Stocks may be the most well-known and simple type of investment. When you buy stock, you’re buying an ownership share in a publicly traded company. Many of the biggest companies in the country — think General Motors, Apple and Facebook — are publicly traded, meaning you can buy stock in them.

Bonds

When you buy a bond, you’re essentially lending money to an entity. Generally, this is a business or a government entity. Companies issue corporate bonds, whereas local governments issue municipal bonds.
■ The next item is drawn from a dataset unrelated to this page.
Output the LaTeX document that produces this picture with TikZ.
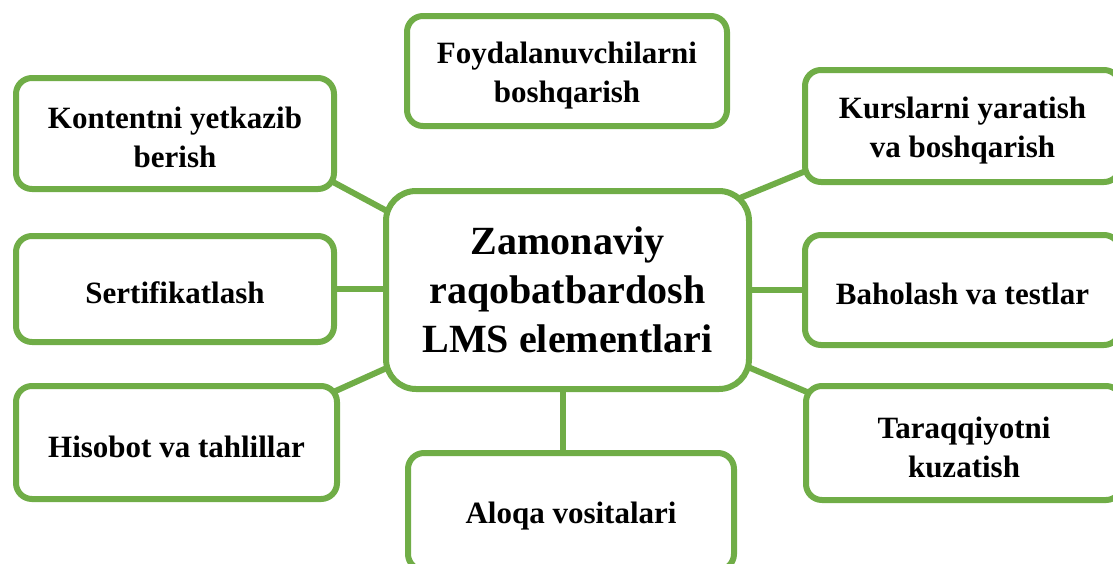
\documentclass[tikz,border=0pt]{standalone}
\usepackage{fontspec}
\setmainfont{Liberation Serif}
\usetikzlibrary{calc,backgrounds}
\definecolor{lmsgreen}{RGB}{112,173,71}
\newcommand{\tstr}{\rule{0pt}{30pt}}
\tikzset{
  box/.style={draw=lmsgreen, line width=6pt, fill=white, rounded corners=16pt,
    align=center, font=\fontsize{31}{39}\selectfont\bfseries, text=black,
    inner sep=0pt, outer sep=0pt},
  hub/.style={box, rounded corners=30pt, font=\fontsize{40}{49}\selectfont\bfseries},
  link/.style={draw=lmsgreen, line width=6pt},
}
\begin{document}
\begin{tikzpicture}[x=1pt,y=-1pt]
\useasboundingbox (0,0) rectangle (1113,563);
\node[hub, minimum width=363pt, minimum height=198pt] (hub) at (567.5,290)
  {Zamonaviy\\raqobatbardosh\\LMS elementlari};
\node[box, minimum width=320pt, minimum height=110pt] (foy) at (567,71)
  {\tstr Foydalanuvchilarni\\boshqarish};
\node[box, minimum width=318pt, minimum height=111pt] (kont) at (175,133.5)
  {\tstr Kontentni yetkazib\\berish};
\node[box, minimum width=315pt, minimum height=112pt] (kurs) at (962.5,126)
  {\tstr Kurslarni yaratish\\va boshqarish};
\node[box, minimum width=318pt, minimum height=106pt] (sert) at (175,289)
  {\tstr Sertifikatlash};
\node[box, minimum width=315pt, minimum height=110pt] (bah) at (962.5,290)
  {\tstr Baholash va testlar};
\node[box, minimum width=321pt, minimum height=113pt] (his) at (176.5,442.5)
  {\tstr Hisobot va tahlillar};
\node[box, minimum width=316pt, minimum height=114pt] (tar) at (964,443)
  {\tstr Taraqqiyotni\\kuzatish};
\node[box, minimum width=326pt, minimum height=117pt] (alo) at (571,511.5)
  {\tstr Aloqa vositalari};
\begin{scope}[on background layer]
  \draw[link] ($(kont.south east)+(-14,-14)$) -- ($(hub.north west)+(14,27)$);
  \draw[link] ($(hub.north east)+(-14,9)$) -- ($(kurs.south west)+(13,-16)$);
  \draw[link] (sert.east) -- (sert.east -| hub.west);
  \draw[link] (hub.east) -- (hub.east -| bah.west);
  \draw[link] ($(hub.south east)+(-14,-27.5)$) -- ($(tar.north west)+(14,11.5)$);
  \draw[link] ($(his.north east)+(-17,12)$) -- ($(hub.south west)+(14,-27)$);
  \draw[link] ($(hub.south)+(-4.5,-10)$) -- ($(alo.north)+(-8,10)$);
\end{scope}
\end{tikzpicture}
\end{document}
The U.S. Treasury issues treasury bonds.

After the bond matures — that is, you’ve held it for a predetermined amount of time — you earn back the principal you spent on the bond, plus a determined rate of interest.

Mutual Funds

A mutual fund is a pool of many investors’ money that is invested broadly in a number of companies. Mutual funds can be actively managed or passively managed. An actively managed fund has a fund manager who picks companies and other instruments in which to put investors’ money. Fund managers try to beat the market by choosing investments that will increase in value. A passively managed fund simply tracks a major stock market index like the Dow Jones Industrial Average or the S&P 500. Some mutual funds invest only in stocks, others only in bonds and some in a mixture of the two.

Exchange-Traded Funds

Exchange-traded funds (ETFs) are similar to mutual funds in that they are a collection of investments that tracks a market index. Unlike mutual funds, which are purchased through a fund company, ETFs are bought and sold on the stock markets. Their price fluctuates throughout the trading day, whereas mutual funds’ value is simply the net value of your investments.

Certificates of Deposit

A certificate of deposit (CD) is a very low-risk investment. You give a bank a certain amount of money for a predetermined amount of time. When that time period is over, you get your principal back, plus a predetermined amount of interest. The longer the loan period, the higher your interest rate.

Retirement Plans

There are a number of types of retirement plans. Workplace retirement plans, sponsored by your employer, include 401(k) plans and 403(b) plans. If you don’t have access to a retirement plan, you could get an individual retirement plan (IRA), of either the traditional or Roth variety.